Isolated environments with Kubernetes Ingress give you control over every packet entering your application. This is not just about firewalls or network policies. It starts at the edge of your cluster, where Ingress resources decide what gets in and what stays out.

An isolated environment means external access is restricted or entirely disabled. You can still route traffic internally, test new versions, or run security scans without exposing endpoints to the public internet. Kubernetes Ingress, when configured for isolation, acts as a selective gate. Instead of opening paths by default, you grant access for specific hostnames, TLS certificates, or IP blocks.

To set this up, deploy an Ingress Controller such as NGINX or HAProxy. Then, define Ingress rules that point only to internal services. Use annotations to enforce authentication or block all HTTP methods except those required. Combine this with network policies and namespace boundaries to create layers of protection. For complete separation, run the isolated environment in its own cluster with no public load balancer, or in a private VPC.

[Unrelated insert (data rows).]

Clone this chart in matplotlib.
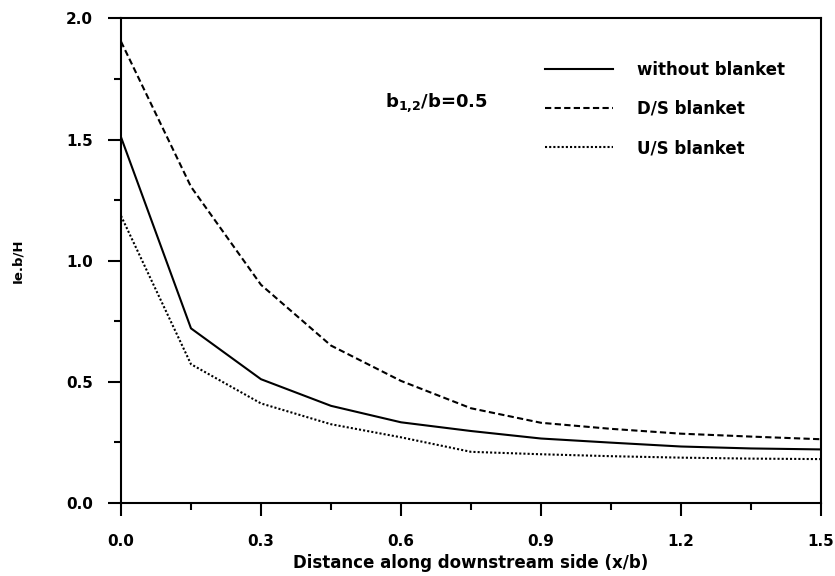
import numpy as np
import matplotlib
matplotlib.use("Agg")
import matplotlib.pyplot as plt
from matplotlib.ticker import MultipleLocator

# --- Data ---
x_vals = [0.0, 0.15, 0.3, 0.45, 0.6, 0.75, 0.9, 1.05, 1.2, 1.35, 1.5]
without_blanket = [1.51, 0.72, 0.51, 0.40, 0.332, 0.296, 0.265, 0.248, 0.232, 0.224, 0.22]
ds_blanket = [1.905, 1.305, 0.90, 0.649, 0.503, 0.39, 0.33, 0.305, 0.285, 0.273, 0.262]
us_blanket = [1.185, 0.572, 0.41, 0.324, 0.27, 0.21, 0.20, 0.192, 0.186, 0.182, 0.18]

labels = ["without blanket", "D/S blanket", "U/S blanket"]
x_ticks = [0.0, 0.3, 0.6, 0.9, 1.2, 1.5]
y_ticks = [0.0, 0.5, 1.0, 1.5, 2.0]

plt.rcParams['font.family'] = ['DejaVu Sans']
plt.rcParams['font.weight'] = 'bold'
plt.rcParams['mathtext.fontset'] = 'custom'
plt.rcParams['mathtext.rm'] = 'DejaVu Sans:bold'
plt.rcParams['mathtext.bf'] = 'DejaVu Sans:bold'
plt.rcParams['mathtext.it'] = 'DejaVu Sans:bold'

fig = plt.figure(figsize=(8.35, 5.76), dpi=100)
ax = fig.add_axes([0.1449, 0.1273, 0.8383, 0.8406])

ax.plot(x_vals, without_blanket, color='black', linewidth=1.5, label=labels[0])
ax.plot(x_vals, ds_blanket, color='black', linewidth=1.5, dashes=(3, 1.6), label=labels[1])
ax.plot(x_vals, us_blanket, color='black', linewidth=1.5, dashes=(1, 1), label=labels[2])

ax.set_xlim(0, 1.5)
ax.set_ylim(0, 2.0)
ax.set_xticks(x_ticks)
ax.set_yticks(y_ticks)
ax.set_xticklabels([f"{v:.1f}" for v in x_ticks])
ax.set_yticklabels([f"{v:.1f}" for v in y_ticks])
ax.xaxis.set_minor_locator(MultipleLocator(0.15))
ax.yaxis.set_minor_locator(MultipleLocator(0.25))

ax.tick_params(which='major', direction='out', length=9.5, width=1.5, labelsize=11)
ax.tick_params(axis='x', which='major', pad=13)
ax.tick_params(axis='y', which='major', pad=10.5)
ax.tick_params(which='minor', direction='out', length=5, width=1.5)
ax.tick_params(top=False, right=False)
for s in ax.spines.values():
    s.set_linewidth(1.5)

ax.set_xlabel("Distance along downstream side (x/b)", fontsize=12, fontweight='bold', labelpad=4)
ax.set_ylabel("Ie.b/H", fontsize=9.5, fontweight='bold', labelpad=30)

ax.text(0.566, 1.636, r'b$_{1{,}2}$/b=0.5', fontsize=13, fontweight='bold', va='baseline', ha='left')

leg = ax.legend(loc='upper left', bbox_to_anchor=(0.606, 0.913), frameon=False,
                fontsize=12, handlelength=4.07, handletextpad=1.44, labelspacing=1.28,
                borderpad=0, borderaxespad=0)

fig.savefig("out.png", dpi=100)
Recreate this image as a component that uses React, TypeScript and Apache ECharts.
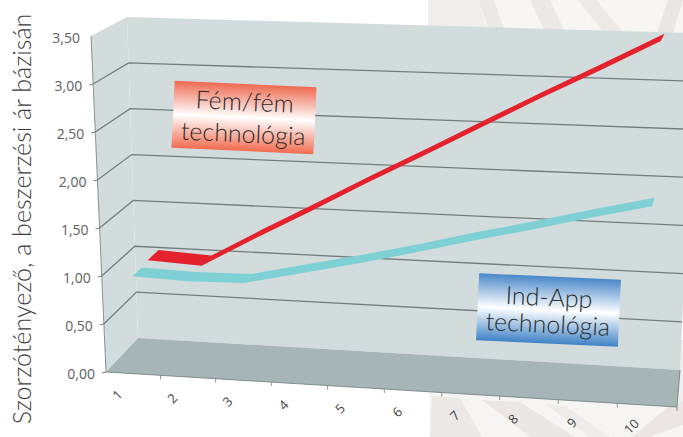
import React, { useEffect, useRef } from "react";
import * as echarts from "echarts";

const categories = [1, 2, 3, 4, 5, 6, 7, 8, 9, 10];
const redValues = [1.0, 0.97, 1.29, 1.6, 1.92, 2.23, 2.55, 2.87, 3.18, 3.5];
const tealValues = [0.98, 0.96, 0.97, 1.1, 1.23, 1.37, 1.52, 1.66, 1.81, 1.95];
const yTicks = [0, 0.5, 1, 1.5, 2, 2.5, 3, 3.5];
const yTitle = "Szorzótényező, a beszerzési ár bázisán";

const W = 683;
const H = 437;
type P = number[];
const FLB: P = [106, 372], FLT: P = [91, 36], BLB: P = [138, 338], BLT: P = [127, 17];
const FRB: P = [677, 407], FRT: P = [686, 54], BRB: P = [680, 370], BRT: P = [695, 33];

const mix = (a: P, b: P, t: number): P => [a[0] + (b[0] - a[0]) * t, a[1] + (b[1] - a[1]) * t];

function warp(api: any, x: number, val: number, depth: number): P {
  const c = api.coord([x, val]);
  const u0 = c[0] / W;
  const v = 1 - c[1] / H;
  const u = u0 - 0.05 * u0 * (1 - u0);
  const bottom = mix(mix(FLB, FRB, u), mix(BLB, BRB, u), depth);
  const top = mix(mix(FLT, FRT, u), mix(BLT, BRT, u), depth);
  return mix(bottom, top, v);
}

const XMIN = 0.5;
const XMAX = 10.5;
const YMAX = 3.5;
const LINE = "#727e7e";
const FONT = "'Open Sans', sans-serif";

function ribbon(values: number[], w0: number, w1: number, color: string) {
  return {
    type: "custom",
    coordinateSystem: "cartesian2d",
    silent: true,
    data: categories.map((c, i) => [c, values[i]]),
    renderItem: (params: any, api: any) => {
      if (params.dataIndex !== 0) return null;
      const front = categories.map((c, i) => warp(api, c, values[i], w0));
      const back = categories.map((c, i) => warp(api, c, values[i], w1));
      return {
        type: "polygon",
        shape: { points: [...front, ...back.reverse()] },
        style: { fill: color },
      };
    },
  };
}

function stripe(points: number[][], fill: string) {
  return { type: "polygon", shape: { points }, style: { fill }, silent: true };
}

const backdrop = [
  stripe([[428, 0], [683, 0], [683, 40], [428, 30]], "#f7f6f5"),
  stripe([[428, 0], [478, 0], [486, 30], [428, 30]], "#f0eeed"),
  stripe([[478, 0], [494, 0], [505, 32], [490, 32]], "#ebe8e6"),
  stripe([[530, 0], [550, 0], [566, 34], [546, 34]], "#ebe8e6"),
  stripe([[578, 0], [596, 0], [626, 36], [606, 36]], "#ece9e7"),
  stripe([[683, 0], [668, 0], [656, 36], [672, 36]], "#e9e6e3"),
  stripe([[430, 392], [683, 405], [683, 437], [430, 437]], "#f7f5f4"),
  stripe([[432, 396], [460, 398], [482, 437], [430, 437]], "#ebe8e6"),
  stripe([[482, 400], [520, 402], [575, 437], [530, 437]], "#ebe7e5"),
  stripe([[545, 404], [565, 406], [610, 437], [590, 437]], "#efebe9"),
  stripe([[683, 395], [683, 425], [650, 437], [632, 437]], "#ebe6e3"),
  stripe([[680, 340], [683, 340], [683, 400], [678, 405]], "#f0eeed"),
];

function noteBox(cx: number, cy: number, rot: number, grad: string[], line1: string, dy1: number, dy2: number) {
  return {
    type: "group",
    x: cx,
    y: cy,
    rotation: rot,
    silent: true,
    children: [
      {
        type: "rect",
        z: 50,
        shape: { x: -71, y: -33.5, width: 142, height: 67 },
        style: {
          fill: new echarts.graphic.LinearGradient(0, 0, 0, 1, [
            { offset: 0, color: grad[0] },
            { offset: 0.5, color: "#ffffff" },
            { offset: 1, color: grad[1] },
          ]),
        },
      },
      {
        type: "text",
        z: 51,
        x: 0,
        y: dy1,
        style: { text: line1, align: "center", verticalAlign: "middle", fontFamily: "Lato, sans-serif", fontWeight: 300, fontSize: 25, fill: "#2b2b2b" },
      },
      {
        type: "text",
        z: 51,
        x: 0,
        y: dy2,
        style: { text: "technológia", align: "center", verticalAlign: "middle", fontFamily: "Lato, sans-serif", fontWeight: 300, fontSize: 25, fill: "#2b2b2b" },
      },
    ],
  };
}

export default function App() {
  const ref = useRef<HTMLDivElement>(null);
  useEffect(() => {
    const chart = echarts.init(ref.current!, undefined, { renderer: "svg" });
    chart.setOption({
      animation: false,
      backgroundColor: "#ffffff",
      grid: { left: 0, right: 0, top: 0, bottom: 0 },
      xAxis: { type: "value", min: XMIN, max: XMAX, show: false },
      yAxis: { type: "value", min: 0, max: YMAX, show: false },
      graphic: [
        ...backdrop,
        {
          type: "text",
          x: 21,
          y: 219,
          rotation: Math.PI / 2,
          silent: true,
          style: { text: yTitle, align: "center", verticalAlign: "middle", fontFamily: "Lato, sans-serif", fontWeight: 300, fontSize: 25, fill: "#3d3d3d" },
        },
        noteBox(244, 117.5, -0.047, ["#ee6a50", "#f26b50"], "Fém/fém", -17, 15),
        noteBox(548.5, 310, -0.047, ["#4a88c9", "#3f83c6"], "Ind-App", -14, 13),
      ],
      series: [
        {
          type: "custom",
          coordinateSystem: "cartesian2d",
          silent: true,
          data: [[XMIN, 0]],
          renderItem: (_p: any, api: any) => {
            const flb = warp(api, XMIN, 0, 0), flt = warp(api, XMIN, YMAX, 0);
            const blb = warp(api, XMIN, 0, 1), blt = warp(api, XMIN, YMAX, 1);
            const frb = warp(api, XMAX, 0, 0);
            const brb = warp(api, XMAX, 0, 1), brt = warp(api, XMAX, YMAX, 1);
            return {
              type: "group",
              children: [
                { type: "polygon", shape: { points: [flt, blt, blb, flb] }, style: { fill: "#d2dcdd" } },
                { type: "polygon", shape: { points: [blt, brt, brb, blb] }, style: { fill: "#d3dcdd" } },
                { type: "polygon", shape: { points: [flb, blb, brb, frb] }, style: { fill: "#a6b5b5" } },
                { type: "polyline", shape: { points: [flt, flb, frb, brb] }, style: { fill: "none", stroke: "#6f7b7b", lineWidth: 0.8 } },
              ],
            };
          },
        },
        {
          type: "custom",
          coordinateSystem: "cartesian2d",
          silent: true,
          data: yTicks.map((v) => [XMIN, v]),
          renderItem: (_p: any, api: any) => {
            const v = api.value(1) as number;
            const a = warp(api, XMIN, v, 0);
            const b = warp(api, XMIN, v, 1);
            const c = warp(api, XMAX, v, 1);
            const children: any[] = [
              {
                type: "text",
                x: a[0] - 11,
                y: a[1] + 1,
                style: { text: v.toFixed(2).replace(".", ","), align: "right", verticalAlign: "middle", fontFamily: FONT, fontSize: 14, fill: "#5e5e5e" },
              },
            ];
            if (v < YMAX) {
              children.push({ type: "line", shape: { x1: a[0] - 4, y1: a[1] + 1, x2: a[0], y2: a[1] }, style: { stroke: LINE, lineWidth: 1 } });
            }
            if (v > 0 && v < YMAX) {
              children.push({ type: "polyline", shape: { points: [a, b, c] }, style: { fill: "none", stroke: LINE, lineWidth: 1.3 } });
            }
            return { type: "group", children };
          },
        },
        {
          type: "custom",
          coordinateSystem: "cartesian2d",
          silent: true,
          data: categories.map((c) => [c, 0]),
          renderItem: (_p: any, api: any) => {
            const c = api.value(0) as number;
            const p = warp(api, c, 0, 0);
            const t = warp(api, c + 0.5, 0, 0);
            return {
              type: "group",
              children: [
                { type: "line", shape: { x1: t[0], y1: t[1], x2: t[0], y2: t[1] + 4 }, style: { stroke: LINE, lineWidth: 0.8 } },
                {
                  type: "text",
                  x: p[0] - 16,
                  y: p[1] + 21,
                  rotation: Math.PI / 4,
                  style: { text: String(c), align: "center", verticalAlign: "middle", fontFamily: FONT, fontSize: 13, fill: "#444444" },
                },
              ],
            };
          },
        },
        ribbon(tealValues, 0.1, 0.4, "#7fd0d5"),
        ribbon(redValues, 0.58, 0.92, "#e4222e"),
      ],
    });
    return () => chart.dispose();
  }, []);
  return <div ref={ref} style={{ position: "fixed", left: 0, top: 0, width: W, height: H }} />;
}
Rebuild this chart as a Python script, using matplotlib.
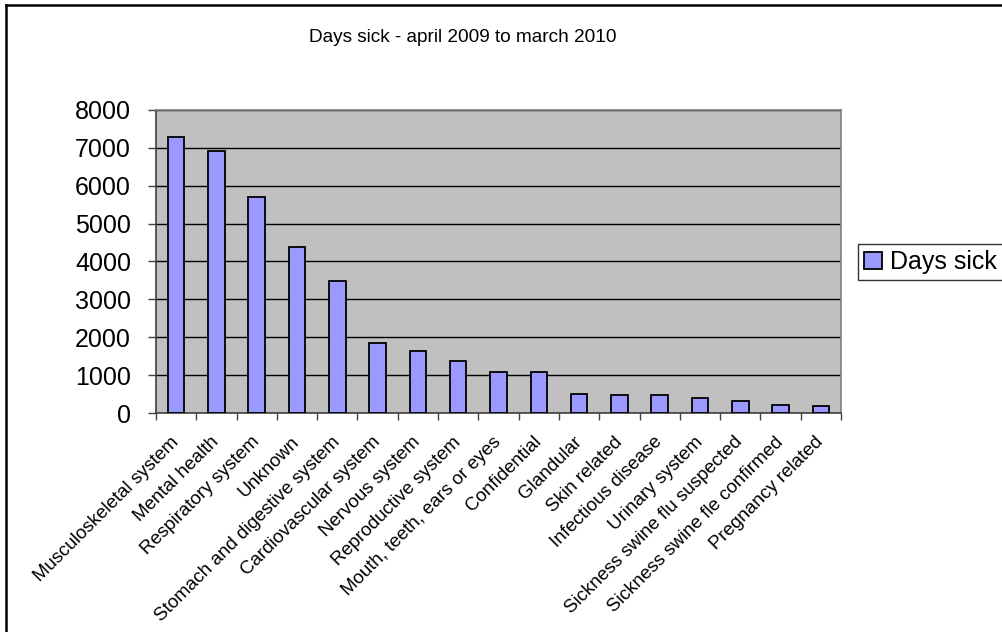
import matplotlib
matplotlib.use("Agg")
import matplotlib.pyplot as plt
from matplotlib.lines import Line2D

plt.rcParams["font.family"] = ["Liberation Sans", "DejaVu Sans"]

categories = [
    "Musculoskeletal system", "Mental health", "Respiratory system", "Unknown",
    "Stomach and digestive system", "Cardiovascular system", "Nervous system",
    "Reproductive system", "Mouth, teeth, ears or eyes", "Confidential",
    "Glandular", "Skin related", "Infectious disease", "Urinary system",
    "Sickness swine flu suspected", "Sickness swine fle confirmed",
    "Pregnancy related",
]
days_sick = [7280, 6930, 5700, 4380, 3480, 1850, 1650, 1360, 1075, 1075,
             510, 470, 470, 390, 310, 220, 175]
y_ticks = [0, 1000, 2000, 3000, 4000, 5000, 6000, 7000, 8000]

fig = plt.figure(figsize=(10.03, 6.32), dpi=100)
ax = fig.add_axes([0.1555, 0.3465, 0.683, 0.4795])

x = list(range(len(categories)))
ax.bar(x, days_sick, width=0.41, color="#9999FF", edgecolor="black",
       linewidth=1.3, zorder=3, label="Days sick")

ax.set_facecolor("#C0C0C0")
ax.set_xlim(-0.5, len(categories) - 0.5)
ax.set_ylim(0, 8000)
ax.set_yticks(y_ticks)
ax.set_yticklabels([str(v) for v in y_ticks], fontsize=18)
ax.yaxis.grid(True, color="black", linewidth=1.0, zorder=1)
ax.set_axisbelow(True)
ax.tick_params(axis="y", length=6, width=1, pad=12, color="#404040")

# category ticks at the boundaries, labels at the centres
ax.set_xticks([i - 0.5 for i in range(len(categories) + 1)])
ax.set_xticklabels([])
ax.set_xticks(x, minor=True)
ax.set_xticklabels(categories, minor=True, rotation=45, ha="right",
                   va="center", rotation_mode="anchor", fontsize=13.5)
ax.tick_params(axis="x", which="major", length=5, width=1, color="#404040")
ax.tick_params(axis="x", which="minor", length=0, pad=19)

for side in ("left", "bottom"):
    ax.spines[side].set_color("#404040")
    ax.spines[side].set_linewidth(1.2)
for side in ("top", "right"):
    ax.spines[side].set_color("#808080")
    ax.spines[side].set_linewidth(1.2)

fig.text(0.461, 1 - 38 / 632, "Days sick - april 2009 to march 2010",
         ha="center", va="center", fontsize=13.7)

leg = fig.legend(loc="center left", bbox_to_anchor=(858 / 1003, 1 - 262 / 632),
                 fontsize=18, frameon=True, fancybox=False, handlelength=0.7,
                 handleheight=0.7, handletextpad=0.35, borderpad=0.25,
                 borderaxespad=0)
leg.get_frame().set_edgecolor("black")
leg.get_frame().set_linewidth(1.0)

# outer chart frame (top and left edges visible)
fig.add_artist(Line2D([6 / 1003, 6 / 1003], [0, 1 - 5 / 632],
                      transform=fig.transFigure, color="black", linewidth=1.8))
fig.add_artist(Line2D([6 / 1003, 1], [1 - 5 / 632, 1 - 5 / 632],
                      transform=fig.transFigure, color="black", linewidth=1.8))

fig.savefig("out.png", dpi=100)
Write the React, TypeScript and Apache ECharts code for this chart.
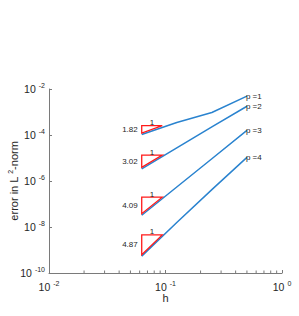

Common approaches include:

  • Binding Ingress rules to a private subnet
  • Restricting DNS records so only internal resolvers can reach your hosts
  • Using mTLS between the Ingress Controller and backend pods
  • Disabling external IPs for Services in the namespace

The benefits are direct: reduced attack surface, safer testing pipelines, reliable performance under controlled traffic. Isolation keeps you in charge of flow and timing, making Kubernetes Ingress not just a routing mechanism, but a security control point.